Suicide and opioid overdose deaths both rose in Minnesota in 2017, extending a trend that began in 2000 and reaching record levels, according to data released Monday by state health officials who called it “a worrisome long-term trend.”

Deaths by suicide rose 5 percent, while opioid overdose deaths jumped 12 percent. Deaths from alcohol-related causes declined slightly in 2017, but have also posted a long-term increase, according to the state Department of Health report.

State officials said such deaths are preventable with proper outreach and treatment. Taken together, the deaths have many causes but “a key factor is a lack of social connectedness and opportunity,” said state Health Commissioner Jan Malcolm.

The Minnesota Legislature is considering several proposals this session, including a bill that passed the House Monday in a 94-34 vote, to increase funding for opioid abuse treatment, prevention and other services.

In addition, several communities across the state have increased efforts to screen for people who are at risk for suicide, directing them into treatment and providing follow-up. And 30 communities are tracking alcohol-related incidents, including assault and driving under the influence, to detect restaurants and bars that might be serving customers too much alcohol.

Suicide is the eighth-leading cause of death in Minnesota, accounting for 783 deaths in 2017. The suicide rate among men increased 9 percent, while the rate among women fell 10 percent.

State health officials have set a goal of reducing suicides 20 percent by 2025.

“One of the things we know is that treatment can work and recovery is possible for [people considering] suicide,” said Melissa Heinen, senior suicide prevention epidemiologist at the Health Department.

Sixteen agencies receive grant funding to implement what is known as a Zero Suicide model, which mobilizes all of the resources of a health care organization and its partners to identify individuals at risk.

“Suicidal individuals often fall through the cracks in a sometimes fragmented health care system,” said Laura Heller, a medical social worker at RiverView Health, a hospital and clinic system in Crookston. “It takes a systematic approach to improve quality for these individuals.” That means training everyone, including receptionists, social workers and doctors to spot the warning signs and reach out to those who might need help. It also means working with local schools, police and other community resources.

“It is working with what you have to create your community ... that can save life,” said Darin Prescott, director of community health and clinic CEO for Community Health and Human Services for the Lower Sioux Indian Community in Morton.

Funding treatment

The new data on overdose deaths, which rose to 422 in 2017, were top of mind as the Minnesota House of Representatives considered a sweeping package aimed at tackling the state’s opioid epidemic Monday. The proposal would raise $20 million for prevention and treatment by increasing licensing fees on drug manufacturers and add new requirements aimed at curbing prescriptions in cases of acute pain.
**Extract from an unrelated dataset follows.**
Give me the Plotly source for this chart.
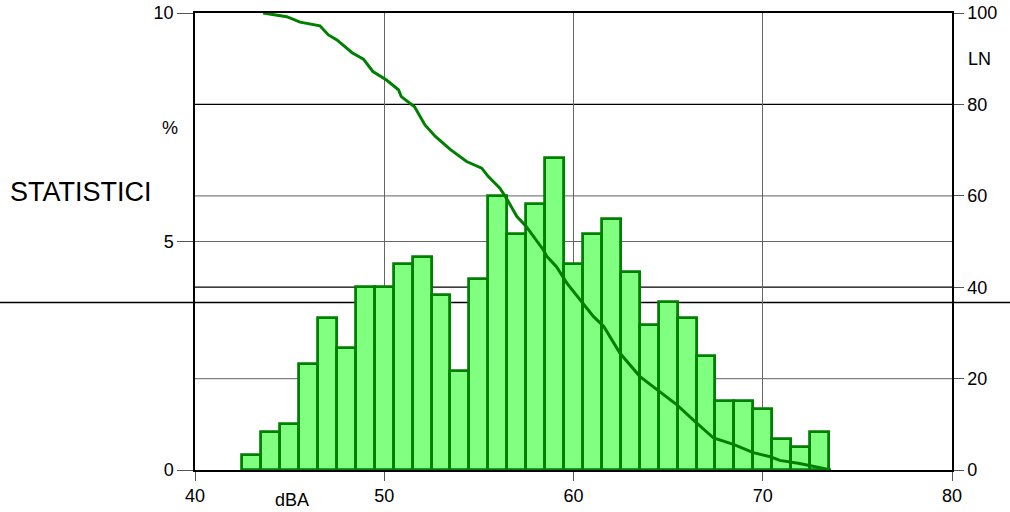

Opponents, including those representing the pharmaceutical industry, have argued that the fee increase will raise the cost of prescription drugs for consumers. But supporters say the increase is needed to help fund local and state agencies that now bear the costs of the opioid crisis. Rep. Liz Olson, a lead author of the House proposal, said the data released Monday underscore the urgency of acting on the issue now.

“Even though this crisis started awhile ago, once you prescribe these pills the effects will last for years and years and years,” the Duluth Democrat said. “Unfortunately, we have a ways to go until we really turn the tide on this issue.”

A similar proposal is working its way through the Republican-controlled Senate. Sen. Julie Rosen, R-Vernon Center, said lawmakers must “get this bill completed” and send a message to pharmaceutical companies that “your business practices are not acceptable.” She said she anticipates the bill passing the Senate by a “resounding” vote.

“It sends a signal to the community, to the people who are suffering, to everyone involved that ... we are doing our part,” she said. “We’ve contributed what we can [and] now we are serious about asking everyone else to be at the table and to contribute equally.”

Minnesota’s opioid epidemic has now moved into its third phase, said Nate Wright, who tracks drug overdoses for the Health Department. What began as abuse of prescription painkillers moved into street drugs such as heroin and now increasingly involves synthetic opioids, such as the powerful drug fentanyl.

“Much of the increase we see in the opioid-involved deaths is the synthetics,” Wright said. And, he added, deaths “are occurring in a younger population than we see in the prescription-related deaths.”